Kempelen died in 1804, and his son sold The Turk to Johann Nepomuk Maelzel, a Bavarian musician and machine tinkerer; Maelzel fixed up the Turk and took it back on the road for a sort of “world tour.”

In 1809, the Turk played and beat Napoléon Bonaparte. According to reports — many of which are contradictory — Napoléon tried to cheat repeatedly, and the Turk ended up getting annoyed and sweeping all the pieces off the board. Odd behavior for a machine. . .
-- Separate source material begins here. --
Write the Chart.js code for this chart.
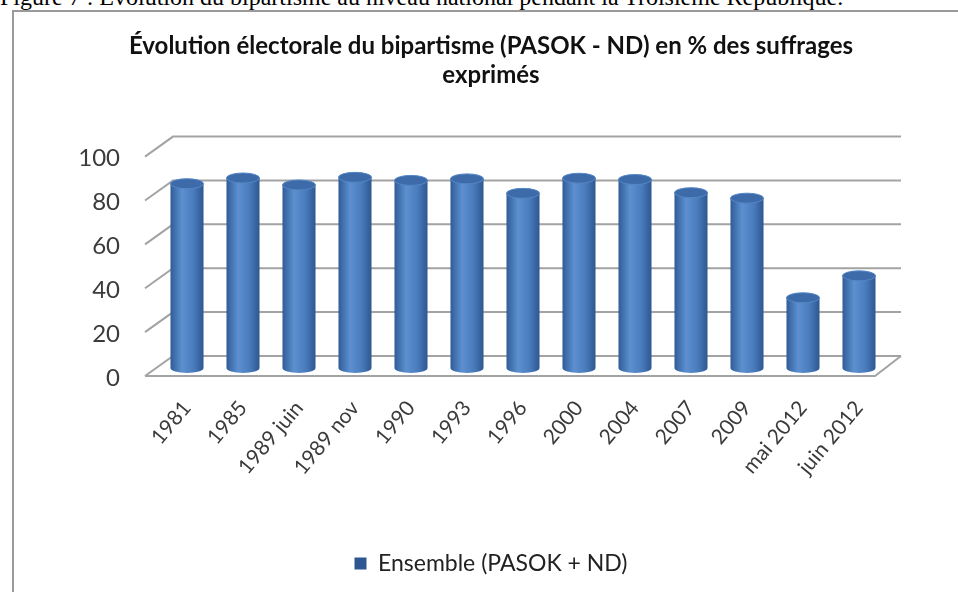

Or is it? In retrospect, it’s easy to see why the Turk won so many of its matches: it wasn’t actually a machine at all. The Turk’s big secret — and it was an amazingly well-kept secret for decades — was that, hidden inside it, was an actual human chess master. In fact, over the years, more than half a dozen world chess masters secretly kept up The Turk’s façade as a chess-playing machine. In other words, the Turk was hoax. This is why all the attempts to explain how it worked — including Poe’s, although he kind of hinted at it — were inevitably wrong.

Alas, The Turk “died” in a fire in 1850 (no, there was no one in it at the time) and its owner at the time felt that there was no longer any reason to keep the secret, so let the cat out of the bag (or the chess master out of the Turk, perhaps) in a series of articles in The Chess Monthly.

So perhaps when we see new machines and technologies in action, it might be worth a look inside. Just in case.